>> begin DATA EXTRACT
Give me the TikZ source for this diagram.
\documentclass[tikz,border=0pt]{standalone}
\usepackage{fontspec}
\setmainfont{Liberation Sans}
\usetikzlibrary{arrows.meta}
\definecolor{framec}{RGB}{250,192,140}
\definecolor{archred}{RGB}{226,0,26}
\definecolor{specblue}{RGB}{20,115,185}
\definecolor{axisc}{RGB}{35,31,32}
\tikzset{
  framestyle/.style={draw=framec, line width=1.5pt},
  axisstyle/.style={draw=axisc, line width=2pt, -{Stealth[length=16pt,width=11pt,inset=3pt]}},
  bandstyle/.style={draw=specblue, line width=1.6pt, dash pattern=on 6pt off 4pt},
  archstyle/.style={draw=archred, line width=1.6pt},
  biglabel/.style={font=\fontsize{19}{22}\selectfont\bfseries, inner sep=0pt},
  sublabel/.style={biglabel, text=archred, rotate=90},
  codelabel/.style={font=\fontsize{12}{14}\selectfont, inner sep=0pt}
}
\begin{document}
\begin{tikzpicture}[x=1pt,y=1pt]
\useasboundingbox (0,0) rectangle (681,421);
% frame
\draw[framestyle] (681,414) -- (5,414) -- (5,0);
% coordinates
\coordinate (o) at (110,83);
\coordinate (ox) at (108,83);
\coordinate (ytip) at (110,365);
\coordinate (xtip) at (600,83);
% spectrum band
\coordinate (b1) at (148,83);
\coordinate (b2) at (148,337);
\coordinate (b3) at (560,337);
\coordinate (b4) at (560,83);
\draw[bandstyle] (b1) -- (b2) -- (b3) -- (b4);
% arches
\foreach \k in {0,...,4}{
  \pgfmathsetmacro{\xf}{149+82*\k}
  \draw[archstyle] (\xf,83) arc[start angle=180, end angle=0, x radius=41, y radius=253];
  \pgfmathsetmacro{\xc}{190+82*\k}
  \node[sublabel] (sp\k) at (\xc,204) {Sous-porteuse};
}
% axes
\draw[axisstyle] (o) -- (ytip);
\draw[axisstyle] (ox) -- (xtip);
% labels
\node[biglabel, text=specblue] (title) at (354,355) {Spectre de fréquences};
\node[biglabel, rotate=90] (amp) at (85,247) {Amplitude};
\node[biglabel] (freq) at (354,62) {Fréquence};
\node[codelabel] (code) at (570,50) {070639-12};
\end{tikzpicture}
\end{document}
>> end DATA EXTRACT
[STATED PROBLEM] Repeat the material above in full, exactly as it stands.

[FINAL RESULT]
Give me the TikZ source for this diagram.
\documentclass[tikz,border=0pt]{standalone}
\usepackage{fontspec}
\setmainfont{Liberation Sans}
\usetikzlibrary{arrows.meta}
\definecolor{framec}{RGB}{250,192,140}
\definecolor{archred}{RGB}{226,0,26}
\definecolor{specblue}{RGB}{20,115,185}
\definecolor{axisc}{RGB}{35,31,32}
\tikzset{
  framestyle/.style={draw=framec, line width=1.5pt},
  axisstyle/.style={draw=axisc, line width=2pt, -{Stealth[length=16pt,width=11pt,inset=3pt]}},
  bandstyle/.style={draw=specblue, line width=1.6pt, dash pattern=on 6pt off 4pt},
  archstyle/.style={draw=archred, line width=1.6pt},
  biglabel/.style={font=\fontsize{19}{22}\selectfont\bfseries, inner sep=0pt},
  sublabel/.style={biglabel, text=archred, rotate=90},
  codelabel/.style={font=\fontsize{12}{14}\selectfont, inner sep=0pt}
}
\begin{document}
\begin{tikzpicture}[x=1pt,y=1pt]
\useasboundingbox (0,0) rectangle (681,421);
% frame
\draw[framestyle] (681,414) -- (5,414) -- (5,0);
% coordinates
\coordinate (o) at (110,83);
\coordinate (ox) at (108,83);
\coordinate (ytip) at (110,365);
\coordinate (xtip) at (600,83);
% spectrum band
\coordinate (b1) at (148,83);
\coordinate (b2) at (148,337);
\coordinate (b3) at (560,337);
\coordinate (b4) at (560,83);
\draw[bandstyle] (b1) -- (b2) -- (b3) -- (b4);
% arches
\foreach \k in {0,...,4}{
  \pgfmathsetmacro{\xf}{149+82*\k}
  \draw[archstyle] (\xf,83) arc[start angle=180, end angle=0, x radius=41, y radius=253];
  \pgfmathsetmacro{\xc}{190+82*\k}
  \node[sublabel] (sp\k) at (\xc,204) {Sous-porteuse};
}
% axes
\draw[axisstyle] (o) -- (ytip);
\draw[axisstyle] (ox) -- (xtip);
% labels
\node[biglabel, text=specblue] (title) at (354,355) {Spectre de fréquences};
\node[biglabel, rotate=90] (amp) at (85,247) {Amplitude};
\node[biglabel] (freq) at (354,62) {Fréquence};
\node[codelabel] (code) at (570,50) {070639-12};
\end{tikzpicture}
\end{document}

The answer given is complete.